WHAT THE TASK REQUIRES
Reproduce all the lines exactly as they stand, apart from the pictures.

MATERIAL PROVIDED
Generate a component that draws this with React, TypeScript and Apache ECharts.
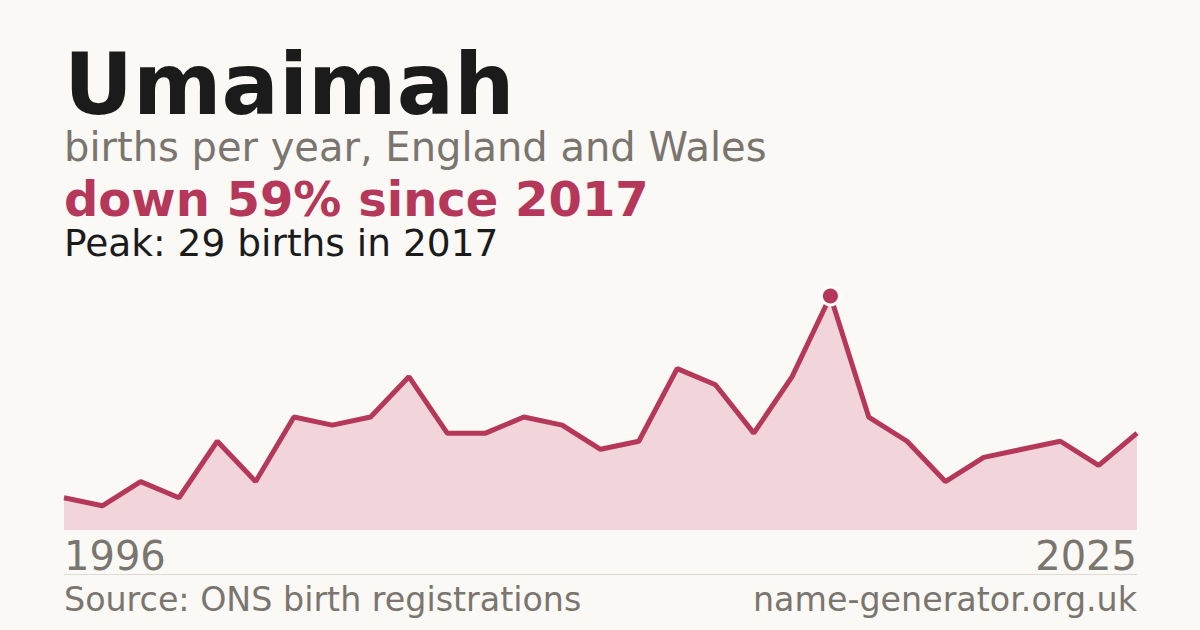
import React, { useEffect, useRef } from 'react';
import * as echarts from 'echarts';

// data points as plotted (evenly spaced, first and last year labelled)
const years = [
  '1996', '1997', '1998', '2000', '2001', '2002', '2003', '2004', '2005', '2006',
  '2007', '2008', '2009', '2010', '2011', '2012', '2013', '2014', '2015', '2016',
  '2017', '2018', '2019', '2020', '2021', '2022', '2023', '2024', '2025',
];
const births = [
  4, 3, 6, 4, 11, 6, 14, 13, 14, 19,
  12, 12, 14, 13, 10, 11, 20, 18, 12, 19,
  29, 14, 11, 6, 9, 10, 11, 8, 12,
];
const edgeLabels = ['1996', '2025'];

const FONT = '"DejaVu Sans", Verdana, sans-serif';
const RED = '#b5375a';
const GREY = '#7a756f';

const App: React.FC = () => {
  const chartRef = useRef<HTMLDivElement>(null);

  useEffect(() => {
    if (!chartRef.current) return;
    document.body.style.margin = '0';
    const chart = echarts.init(chartRef.current, undefined, { renderer: 'svg' });

    const peak = Math.max(...births);
    const peakIdx = births.indexOf(peak);

    const option: echarts.EChartsOption = {
      animation: false,
      backgroundColor: '#faf9f5',
      grid: { left: 64, right: 63, top: 296, bottom: 100 },
      xAxis: {
        type: 'category',
        data: years,
        boundaryGap: false,
        axisLine: { show: false },
        axisTick: { show: false },
        splitLine: { show: false },
        axisLabel: {
          interval: 0,
          margin: 8,
          fontFamily: FONT,
          fontSize: 40,
          lineHeight: 36,
          color: GREY,
          alignMinLabel: 'left',
          alignMaxLabel: 'right',
          formatter: (v: string) => (edgeLabels.includes(v) ? v : ''),
        } as any,
      },
      yAxis: {
        type: 'value',
        min: 0,
        max: peak,
        show: false,
      },
      series: [
        {
          type: 'line',
          symbol: 'none',
          lineStyle: { color: RED, width: 5 },
          areaStyle: { color: '#f1d5db', opacity: 1 },
          data: births,
          z: 2,
        },
        {
          type: 'scatter',
          symbol: 'circle',
          symbolSize: 18,
          itemStyle: { color: RED, borderColor: '#ffffff', borderWidth: 3, opacity: 1 },
          data: [[years[peakIdx], peak]],
          z: 4,
        },
      ],
      graphic: [
        {
          type: 'text',
          x: 64,
          y: 84,
          style: {
            text: 'Umaimah',
            font: `bold 85px ${FONT}`,
            lineHeight: 76,
            fill: '#1b1b1b',
            textVerticalAlign: 'middle',
          },
        },
        {
          type: 'text',
          x: 64,
          y: 147,
          style: {
            text: 'births per year, England and Wales',
            font: `40px ${FONT}`,
            lineHeight: 36,
            fill: GREY,
            textVerticalAlign: 'middle',
          },
        },
        {
          type: 'text',
          x: 64,
          y: 199,
          style: {
            text: 'down 59% since 2017',
            font: `bold 48px ${FONT}`,
            lineHeight: 42,
            fill: RED,
            textVerticalAlign: 'middle',
          },
        },
        {
          type: 'text',
          x: 64,
          y: 243,
          style: {
            text: 'Peak: 29 births in 2017',
            font: `37.5px ${FONT}`,
            lineHeight: 34,
            fill: '#1b1b1b',
            textVerticalAlign: 'middle',
          },
        },
        {
          type: 'line',
          shape: { x1: 64, y1: 574.5, x2: 1137, y2: 574.5 },
          style: { stroke: '#dedad3', lineWidth: 1 },
        },
        {
          type: 'text',
          x: 64,
          y: 599,
          style: {
            text: 'Source: ONS birth registrations',
            font: `33.3px ${FONT}`,
            lineHeight: 30,
            fill: GREY,
            textVerticalAlign: 'middle',
          },
        },
        {
          type: 'text',
          x: 1137,
          y: 599,
          style: {
            text: 'name-generator.org.uk',
            font: `33.3px ${FONT}`,
            lineHeight: 30,
            fill: GREY,
            textAlign: 'right',
            textVerticalAlign: 'middle',
          },
        },
      ],
    };

    chart.setOption(option as any);
    return () => chart.dispose();
  }, []);

  return (
    <div
      ref={chartRef}
      style={{ position: 'fixed', left: 0, top: 0, width: 1200, height: 630 }}
    />
  );
};

export default App;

SOLUTION
Generate a component that draws this with React, TypeScript and Apache ECharts.
import React, { useEffect, useRef } from 'react';
import * as echarts from 'echarts';

// data points as plotted (evenly spaced, first and last year labelled)
const years = [
  '1996', '1997', '1998', '2000', '2001', '2002', '2003', '2004', '2005', '2006',
  '2007', '2008', '2009', '2010', '2011', '2012', '2013', '2014', '2015', '2016',
  '2017', '2018', '2019', '2020', '2021', '2022', '2023', '2024', '2025',
];
const births = [
  4, 3, 6, 4, 11, 6, 14, 13, 14, 19,
  12, 12, 14, 13, 10, 11, 20, 18, 12, 19,
  29, 14, 11, 6, 9, 10, 11, 8, 12,
];
const edgeLabels = ['1996', '2025'];

const FONT = '"DejaVu Sans", Verdana, sans-serif';
const RED = '#b5375a';
const GREY = '#7a756f';

const App: React.FC = () => {
  const chartRef = useRef<HTMLDivElement>(null);

  useEffect(() => {
    if (!chartRef.current) return;
    document.body.style.margin = '0';
    const chart = echarts.init(chartRef.current, undefined, { renderer: 'svg' });

    const peak = Math.max(...births);
    const peakIdx = births.indexOf(peak);

    const option: echarts.EChartsOption = {
      animation: false,
      backgroundColor: '#faf9f5',
      grid: { left: 64, right: 63, top: 296, bottom: 100 },
      xAxis: {
        type: 'category',
        data: years,
        boundaryGap: false,
        axisLine: { show: false },
        axisTick: { show: false },
        splitLine: { show: false },
        axisLabel: {
          interval: 0,
          margin: 8,
          fontFamily: FONT,
          fontSize: 40,
          lineHeight: 36,
          color: GREY,
          alignMinLabel: 'left',
          alignMaxLabel: 'right',
          formatter: (v: string) => (edgeLabels.includes(v) ? v : ''),
        } as any,
      },
      yAxis: {
        type: 'value',
        min: 0,
        max: peak,
        show: false,
      },
      series: [
        {
          type: 'line',
          symbol: 'none',
          lineStyle: { color: RED, width: 5 },
          areaStyle: { color: '#f1d5db', opacity: 1 },
          data: births,
          z: 2,
        },
        {
          type: 'scatter',
          symbol: 'circle',
          symbolSize: 18,
          itemStyle: { color: RED, borderColor: '#ffffff', borderWidth: 3, opacity: 1 },
          data: [[years[peakIdx], peak]],
          z: 4,
        },
      ],
      graphic: [
        {
          type: 'text',
          x: 64,
          y: 84,
          style: {
            text: 'Umaimah',
            font: `bold 85px ${FONT}`,
            lineHeight: 76,
            fill: '#1b1b1b',
            textVerticalAlign: 'middle',
          },
        },
        {
          type: 'text',
          x: 64,
          y: 147,
          style: {
            text: 'births per year, England and Wales',
            font: `40px ${FONT}`,
            lineHeight: 36,
            fill: GREY,
            textVerticalAlign: 'middle',
          },
        },
        {
          type: 'text',
          x: 64,
          y: 199,
          style: {
            text: 'down 59% since 2017',
            font: `bold 48px ${FONT}`,
            lineHeight: 42,
            fill: RED,
            textVerticalAlign: 'middle',
          },
        },
        {
          type: 'text',
          x: 64,
          y: 243,
          style: {
            text: 'Peak: 29 births in 2017',
            font: `37.5px ${FONT}`,
            lineHeight: 34,
            fill: '#1b1b1b',
            textVerticalAlign: 'middle',
          },
        },
        {
          type: 'line',
          shape: { x1: 64, y1: 574.5, x2: 1137, y2: 574.5 },
          style: { stroke: '#dedad3', lineWidth: 1 },
        },
        {
          type: 'text',
          x: 64,
          y: 599,
          style: {
            text: 'Source: ONS birth registrations',
            font: `33.3px ${FONT}`,
            lineHeight: 30,
            fill: GREY,
            textVerticalAlign: 'middle',
          },
        },
        {
          type: 'text',
          x: 1137,
          y: 599,
          style: {
            text: 'name-generator.org.uk',
            font: `33.3px ${FONT}`,
            lineHeight: 30,
            fill: GREY,
            textAlign: 'right',
            textVerticalAlign: 'middle',
          },
        },
      ],
    };

    chart.setOption(option as any);
    return () => chart.dispose();
  }, []);

  return (
    <div
      ref={chartRef}
      style={{ position: 'fixed', left: 0, top: 0, width: 1200, height: 630 }}
    />
  );
};

export default App;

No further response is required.